Они сидят на мягкой земле почти вплотную друг к другу, и Саул положил бы руку ей на плечи, если бы тогда она не озадачила его ранее вопросом. Голова Иоанны пригнута к ее коленам и хотелось бы ей так сидеть вечно. Никогда не выходить из этого тесного и плотного круга товарищей.
* * *Дед не вернулся в дом, а сделал большой круг, пока не пришел к маленькой скамье среди зарослей сирени. Вот уже полчаса он сидит на скамье, и старые деревья склоняют над ним ветви. Трость с серебряным набалдашником между колен, и глаза устремлены в сгущающуюся темноту сада, словно темные тени сгребают ее. Здесь, на этой одинокой скамье между кустами сирени, дед стал стариком. Лицо его выглядит усталым, он извлекает из кармана платок и отирает лоб, словно на нем выступил пот. Сегодня врачи установили, что в дополнение к воспалению легких у Артура воспаление диафрагмы. Сын лежит в постели и бредит. Пробуждается он с глазами ясными и все понимающими, и улыбка появляется на его посиневших губах. Уши тоже посинели, их внимательно осматривал сегодня доктор Вольф, но вдруг повернулся спиной к своему другу и вышел из комнаты. Дед научился ясно читать выражения лиц врачей. Лучше него никто не может читать то, что выражают глаза сына. Больной почти не говорит. Все дыхание ему необходимо для преодоления боли в груди. Только глаза говорят. Отдыхают они на детях, на отце, на друзьях. Он, тяжело больной, успокаивает и поддерживает членов семьи, жалеет их.
– Нет! Нет! – кричит дед в глубину сада и вскакивает со скамьи. Не так быстро дед будет побежден.
Поправляет дед галстук и возвращается в дом, в комнату сына, но не торопится на этот раз. Дорога от маленькой скамьи между кустами сирени до дома длинна, как дорога от того маленького рыжего мальчика, который вышел ночью из дома родителей в сторону водонапорной башни, попытаться поймать рыжую ведьму, до старика, с седой шевелюрой, стоящего перед своим берлинским домом и взирающего на опущенные жалюзи.

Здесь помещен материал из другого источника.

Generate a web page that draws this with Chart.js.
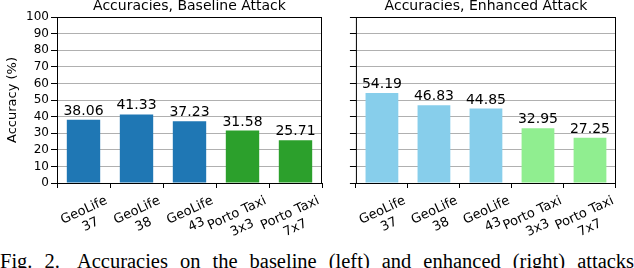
<!DOCTYPE html>
<html>
<head>
<meta charset="utf-8">
<script src="https://cdn.jsdelivr.net/npm/chart.js@4.4.1/dist/chart.umd.min.js"></script>
<style>
  html, body { margin: 0; padding: 0; background: #fff; overflow: hidden; }
  body { width: 634px; height: 268px; position: relative; }
  #left { position: absolute; left: 0; top: 0; }
  #right { position: absolute; left: 330px; top: 0; }
  #caption {
    position: absolute; left: 0; top: 251.3px; white-space: nowrap;
    font-family: "Liberation Serif", serif; font-size: 20.5px; line-height: 1; color: #000;
    word-spacing: 6.9px;
  }
  #caption span { margin-right: 17px; }
</style>
</head>
<body>
<canvas id="left" width="330" height="250"></canvas>
<canvas id="right" width="304" height="250"></canvas>
<div id="caption"><span>Fig. 2.</span>Accuracies on the baseline (left) and enhanced (right) attacks.</div>
<script>
// data
var categories = [['GeoLife', '37    '], ['GeoLife', '38    '], ['GeoLife', '43    '],
                  ['Porto Taxi', '3x3     '], ['Porto Taxi', '7x7     ']];
var baseline = [38.06, 41.33, 37.23, 31.58, 25.71];
var enhanced = [54.19, 46.83, 44.85, 32.95, 27.25];
var yTicks = [0, 10, 20, 30, 40, 50, 60, 70, 80, 90, 100];

Chart.defaults.font.family = 'DejaVu Sans';
Chart.defaults.color = '#000';

// frame, title and value labels, matplotlib style
var framePlugin = {
    id: 'frame',
    afterDraw: function(chart) {
        var ctx = chart.ctx;
        var a = chart.chartArea;
        ctx.save();
        ctx.strokeStyle = '#000';
        ctx.lineWidth = 1;
        ctx.strokeRect(a.left + 0.5, a.top + 0.5, a.right - a.left - 1, a.bottom - a.top);

        ctx.fillStyle = '#000';
        ctx.font = '14px "DejaVu Sans"';
        ctx.textAlign = 'center';
        ctx.textBaseline = 'alphabetic';
        ctx.fillText(chart.options.plotTitle, (a.left + a.right) / 2, a.top - 7.5);

        var meta = chart.getDatasetMeta(0);
        var vals = chart.data.datasets[0].data;
        meta.data.forEach(function(bar, i) {
            ctx.fillText(vals[i].toFixed(2), bar.x, bar.y - 5);
        });
        ctx.restore();
    }
};

function makeChart(id, values, colors, title, showLabels, padRight, yWidth) {
    var ctx = document.getElementById(id).getContext('2d');
    return new Chart(ctx, {
        type: 'bar',
        data: {
            labels: categories,
            datasets: [{
                data: values,
                backgroundColor: colors,
                barPercentage: 0.63,
                categoryPercentage: 1
            }]
        },
        options: {
            responsive: false,
            animation: false,
            plotTitle: title,
            layout: { padding: { left: 0, right: padRight, top: 17, bottom: 0 } },
            plugins: { legend: { display: false }, tooltip: { enabled: false } },
            scales: {
                x: {
                    grid: { drawOnChartArea: false, drawTicks: true, tickLength: 5, tickColor: '#000' },
                    border: { display: false },
                    ticks: { autoSkip: false, minRotation: 25, maxRotation: 25, padding: 5,
                             labelOffset: 23, font: { size: 13 }, color: '#000' },
                    afterFit: function(scale) { scale.height = 67; }
                },
                y: {
                    min: 0, max: 100, z: 1,
                    afterBuildTicks: function(scale) {
                        scale.ticks = yTicks.map(function(v) { return { value: v }; });
                    },
                    grid: { color: '#b0b0b0', lineWidth: 1, tickLength: 6, tickColor: '#000' },
                    border: { display: false },
                    ticks: { display: showLabels, autoSkip: false, padding: 2,
                             font: { size: 12 }, color: '#000' },
                    title: { display: showLabels, text: 'Accuracy (%)', font: { size: 13 },
                             padding: { top: 5, bottom: 0 }, color: '#000' },
                    afterFit: function(scale) { scale.width = yWidth; }
                }
            }
        },
        plugins: [framePlugin]
    });
}

makeChart('left', baseline, ['#1f77b4', '#1f77b4', '#1f77b4', '#2ca02c', '#2ca02c'],
          'Accuracies, Baseline Attack', true, 8, 57);
makeChart('right', enhanced, ['#87ceeb', '#87ceeb', '#87ceeb', '#90ee90', '#90ee90'],
          'Accuracies, Enhanced Attack', false, 18, 21);
</script>
</body>
</html>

* * *Оттокар и не надеялся, что девочка придет к нему вечером, но, тем не менее, все приготовил для встречи. Букет цветов в банке и сладости на столе. Сидит Оттокар в темноте, и множество голосов доносится до него с улиц. Осталось два дня до выборов. Этой ночью нацисты организовали флотилию лодок, освещенных факелами с флагами, развевающимися на ветру, и огромными красными парусами. Все жители города высыпали на берег – смотреть на пылающую реку. Нанте Дудль вышел к воротам, и только добрая Линхен осталась в доме в обществе кипящих от гнева матросов и сердится вместе с ними на тех, кто засоряет реку Шпрее всяческими фокусами.
– Дали бы нам только знак, – злятся матросы, – мы бы утопили все эти лодки!
– А я напою вас бесплатно пивом, – присоединяется к ним добрая Линхен.
Возбужденные голоса и отсветы пламени с реки доходят до тихой обители Оттокара, и сердце его взволнованно. Еще немного, и он пойдет к Клотильде Буш, и принесет с собой возбуждение улиц.
– Что это, граф? Испортилось у вас электричество? – В дверях стоит Иоанна.
Оттокар смеется и спешит к ней, радуясь ее приходу. Берет ее голову в свои ладони и целует ее в лоб. Глаза ее и губы открыты.
– Спасибо, – говорит девочка.
– Спасибо? – удивляется граф-скульптор.
– Да, спасибо за подарок.
– А-а, за подарок, – смеется Оттокар и включает свет.
– Ах, граф, – жмурится от внезапного света Иоанна, слова сами смущенно срываются с ее губ, – ужасно тяжело было к вам добраться. Такой тесноты на улицах я еще никогда не видела. И все это из-за нацистов.
– Минуту, минуту, Иоанна! – Оттокар силится остановить поток взволнованных слов из ее уст. – Во-первых, сними пальто, и отдохни.